Begin
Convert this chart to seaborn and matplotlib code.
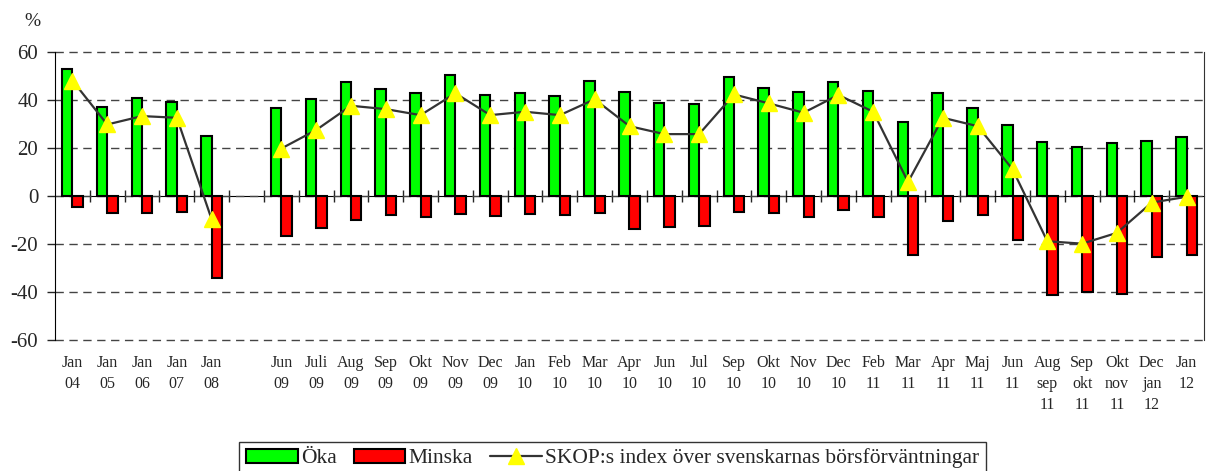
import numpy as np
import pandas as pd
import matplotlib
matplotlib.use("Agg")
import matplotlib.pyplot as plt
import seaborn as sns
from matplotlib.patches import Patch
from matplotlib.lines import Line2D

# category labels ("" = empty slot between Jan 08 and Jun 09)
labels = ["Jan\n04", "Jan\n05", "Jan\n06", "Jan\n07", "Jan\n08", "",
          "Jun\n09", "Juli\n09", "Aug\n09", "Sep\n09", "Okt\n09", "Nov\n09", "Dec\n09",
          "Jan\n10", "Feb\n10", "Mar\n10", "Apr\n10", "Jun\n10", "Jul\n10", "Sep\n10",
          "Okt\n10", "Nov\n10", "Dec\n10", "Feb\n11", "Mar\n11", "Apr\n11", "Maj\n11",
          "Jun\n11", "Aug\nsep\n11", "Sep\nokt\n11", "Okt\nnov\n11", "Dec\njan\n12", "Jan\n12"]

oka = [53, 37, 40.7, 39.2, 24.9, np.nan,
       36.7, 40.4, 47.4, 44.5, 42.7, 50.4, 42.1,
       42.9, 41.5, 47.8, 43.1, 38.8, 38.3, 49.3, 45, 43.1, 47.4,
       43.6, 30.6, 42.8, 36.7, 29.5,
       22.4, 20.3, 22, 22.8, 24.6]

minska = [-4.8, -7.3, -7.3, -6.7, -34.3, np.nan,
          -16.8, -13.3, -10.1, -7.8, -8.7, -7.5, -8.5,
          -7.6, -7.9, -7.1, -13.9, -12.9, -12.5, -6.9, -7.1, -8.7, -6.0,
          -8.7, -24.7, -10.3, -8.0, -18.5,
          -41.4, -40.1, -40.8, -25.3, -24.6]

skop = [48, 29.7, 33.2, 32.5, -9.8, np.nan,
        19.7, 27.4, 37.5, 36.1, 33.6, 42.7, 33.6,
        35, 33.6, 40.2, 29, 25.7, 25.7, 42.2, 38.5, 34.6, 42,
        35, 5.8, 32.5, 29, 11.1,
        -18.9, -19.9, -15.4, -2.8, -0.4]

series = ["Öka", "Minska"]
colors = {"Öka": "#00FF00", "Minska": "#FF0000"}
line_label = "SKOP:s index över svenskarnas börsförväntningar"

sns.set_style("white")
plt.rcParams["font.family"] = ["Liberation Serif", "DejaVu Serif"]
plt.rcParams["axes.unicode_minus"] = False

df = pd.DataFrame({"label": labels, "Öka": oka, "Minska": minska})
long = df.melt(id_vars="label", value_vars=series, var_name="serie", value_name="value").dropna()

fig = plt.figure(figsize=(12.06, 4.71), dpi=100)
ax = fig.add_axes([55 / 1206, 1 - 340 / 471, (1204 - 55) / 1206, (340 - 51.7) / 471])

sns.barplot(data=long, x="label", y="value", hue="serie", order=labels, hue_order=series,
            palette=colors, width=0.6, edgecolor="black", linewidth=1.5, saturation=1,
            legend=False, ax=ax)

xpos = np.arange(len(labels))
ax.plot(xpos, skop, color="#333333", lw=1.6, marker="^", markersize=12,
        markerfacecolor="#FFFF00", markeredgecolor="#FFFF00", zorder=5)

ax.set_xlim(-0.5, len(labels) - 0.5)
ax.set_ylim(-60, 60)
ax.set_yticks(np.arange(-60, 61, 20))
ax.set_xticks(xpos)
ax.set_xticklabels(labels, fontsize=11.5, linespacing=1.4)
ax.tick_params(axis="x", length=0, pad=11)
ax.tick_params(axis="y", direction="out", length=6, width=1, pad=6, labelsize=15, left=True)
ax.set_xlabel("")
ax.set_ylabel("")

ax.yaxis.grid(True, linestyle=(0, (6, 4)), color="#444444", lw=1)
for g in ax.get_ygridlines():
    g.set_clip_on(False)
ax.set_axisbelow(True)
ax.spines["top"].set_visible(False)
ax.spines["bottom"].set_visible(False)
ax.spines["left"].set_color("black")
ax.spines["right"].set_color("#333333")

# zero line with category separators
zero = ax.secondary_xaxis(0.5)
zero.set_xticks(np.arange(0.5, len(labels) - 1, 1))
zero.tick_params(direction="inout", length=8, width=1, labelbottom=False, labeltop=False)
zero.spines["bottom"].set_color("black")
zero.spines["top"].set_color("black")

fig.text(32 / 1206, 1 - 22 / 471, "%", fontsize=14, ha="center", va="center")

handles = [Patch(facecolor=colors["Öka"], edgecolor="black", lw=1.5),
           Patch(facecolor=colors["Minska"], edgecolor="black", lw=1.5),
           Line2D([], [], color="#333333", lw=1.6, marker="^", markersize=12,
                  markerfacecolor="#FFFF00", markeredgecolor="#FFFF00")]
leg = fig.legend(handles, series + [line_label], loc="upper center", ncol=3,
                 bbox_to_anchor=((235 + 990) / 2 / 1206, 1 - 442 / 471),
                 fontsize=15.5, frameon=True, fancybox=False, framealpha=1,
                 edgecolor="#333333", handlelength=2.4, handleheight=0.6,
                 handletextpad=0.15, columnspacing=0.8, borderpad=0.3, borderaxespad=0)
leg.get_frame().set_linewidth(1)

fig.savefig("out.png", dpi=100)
End
Each line above is to be copied verbatim. Drop any image from the copy.

Convert this chart to seaborn and matplotlib code.
import numpy as np
import pandas as pd
import matplotlib
matplotlib.use("Agg")
import matplotlib.pyplot as plt
import seaborn as sns
from matplotlib.patches import Patch
from matplotlib.lines import Line2D

# category labels ("" = empty slot between Jan 08 and Jun 09)
labels = ["Jan\n04", "Jan\n05", "Jan\n06", "Jan\n07", "Jan\n08", "",
          "Jun\n09", "Juli\n09", "Aug\n09", "Sep\n09", "Okt\n09", "Nov\n09", "Dec\n09",
          "Jan\n10", "Feb\n10", "Mar\n10", "Apr\n10", "Jun\n10", "Jul\n10", "Sep\n10",
          "Okt\n10", "Nov\n10", "Dec\n10", "Feb\n11", "Mar\n11", "Apr\n11", "Maj\n11",
          "Jun\n11", "Aug\nsep\n11", "Sep\nokt\n11", "Okt\nnov\n11", "Dec\njan\n12", "Jan\n12"]

oka = [53, 37, 40.7, 39.2, 24.9, np.nan,
       36.7, 40.4, 47.4, 44.5, 42.7, 50.4, 42.1,
       42.9, 41.5, 47.8, 43.1, 38.8, 38.3, 49.3, 45, 43.1, 47.4,
       43.6, 30.6, 42.8, 36.7, 29.5,
       22.4, 20.3, 22, 22.8, 24.6]

minska = [-4.8, -7.3, -7.3, -6.7, -34.3, np.nan,
          -16.8, -13.3, -10.1, -7.8, -8.7, -7.5, -8.5,
          -7.6, -7.9, -7.1, -13.9, -12.9, -12.5, -6.9, -7.1, -8.7, -6.0,
          -8.7, -24.7, -10.3, -8.0, -18.5,
          -41.4, -40.1, -40.8, -25.3, -24.6]

skop = [48, 29.7, 33.2, 32.5, -9.8, np.nan,
        19.7, 27.4, 37.5, 36.1, 33.6, 42.7, 33.6,
        35, 33.6, 40.2, 29, 25.7, 25.7, 42.2, 38.5, 34.6, 42,
        35, 5.8, 32.5, 29, 11.1,
        -18.9, -19.9, -15.4, -2.8, -0.4]

series = ["Öka", "Minska"]
colors = {"Öka": "#00FF00", "Minska": "#FF0000"}
line_label = "SKOP:s index över svenskarnas börsförväntningar"

sns.set_style("white")
plt.rcParams["font.family"] = ["Liberation Serif", "DejaVu Serif"]
plt.rcParams["axes.unicode_minus"] = False

df = pd.DataFrame({"label": labels, "Öka": oka, "Minska": minska})
long = df.melt(id_vars="label", value_vars=series, var_name="serie", value_name="value").dropna()

fig = plt.figure(figsize=(12.06, 4.71), dpi=100)
ax = fig.add_axes([55 / 1206, 1 - 340 / 471, (1204 - 55) / 1206, (340 - 51.7) / 471])

sns.barplot(data=long, x="label", y="value", hue="serie", order=labels, hue_order=series,
            palette=colors, width=0.6, edgecolor="black", linewidth=1.5, saturation=1,
            legend=False, ax=ax)

xpos = np.arange(len(labels))
ax.plot(xpos, skop, color="#333333", lw=1.6, marker="^", markersize=12,
        markerfacecolor="#FFFF00", markeredgecolor="#FFFF00", zorder=5)

ax.set_xlim(-0.5, len(labels) - 0.5)
ax.set_ylim(-60, 60)
ax.set_yticks(np.arange(-60, 61, 20))
ax.set_xticks(xpos)
ax.set_xticklabels(labels, fontsize=11.5, linespacing=1.4)
ax.tick_params(axis="x", length=0, pad=11)
ax.tick_params(axis="y", direction="out", length=6, width=1, pad=6, labelsize=15, left=True)
ax.set_xlabel("")
ax.set_ylabel("")

ax.yaxis.grid(True, linestyle=(0, (6, 4)), color="#444444", lw=1)
for g in ax.get_ygridlines():
    g.set_clip_on(False)
ax.set_axisbelow(True)
ax.spines["top"].set_visible(False)
ax.spines["bottom"].set_visible(False)
ax.spines["left"].set_color("black")
ax.spines["right"].set_color("#333333")

# zero line with category separators
zero = ax.secondary_xaxis(0.5)
zero.set_xticks(np.arange(0.5, len(labels) - 1, 1))
zero.tick_params(direction="inout", length=8, width=1, labelbottom=False, labeltop=False)
zero.spines["bottom"].set_color("black")
zero.spines["top"].set_color("black")

fig.text(32 / 1206, 1 - 22 / 471, "%", fontsize=14, ha="center", va="center")

handles = [Patch(facecolor=colors["Öka"], edgecolor="black", lw=1.5),
           Patch(facecolor=colors["Minska"], edgecolor="black", lw=1.5),
           Line2D([], [], color="#333333", lw=1.6, marker="^", markersize=12,
                  markerfacecolor="#FFFF00", markeredgecolor="#FFFF00")]
leg = fig.legend(handles, series + [line_label], loc="upper center", ncol=3,
                 bbox_to_anchor=((235 + 990) / 2 / 1206, 1 - 442 / 471),
                 fontsize=15.5, frameon=True, fancybox=False, framealpha=1,
                 edgecolor="#333333", handlelength=2.4, handleheight=0.6,
                 handletextpad=0.15, columnspacing=0.8, borderpad=0.3, borderaxespad=0)
leg.get_frame().set_linewidth(1)

fig.savefig("out.png", dpi=100)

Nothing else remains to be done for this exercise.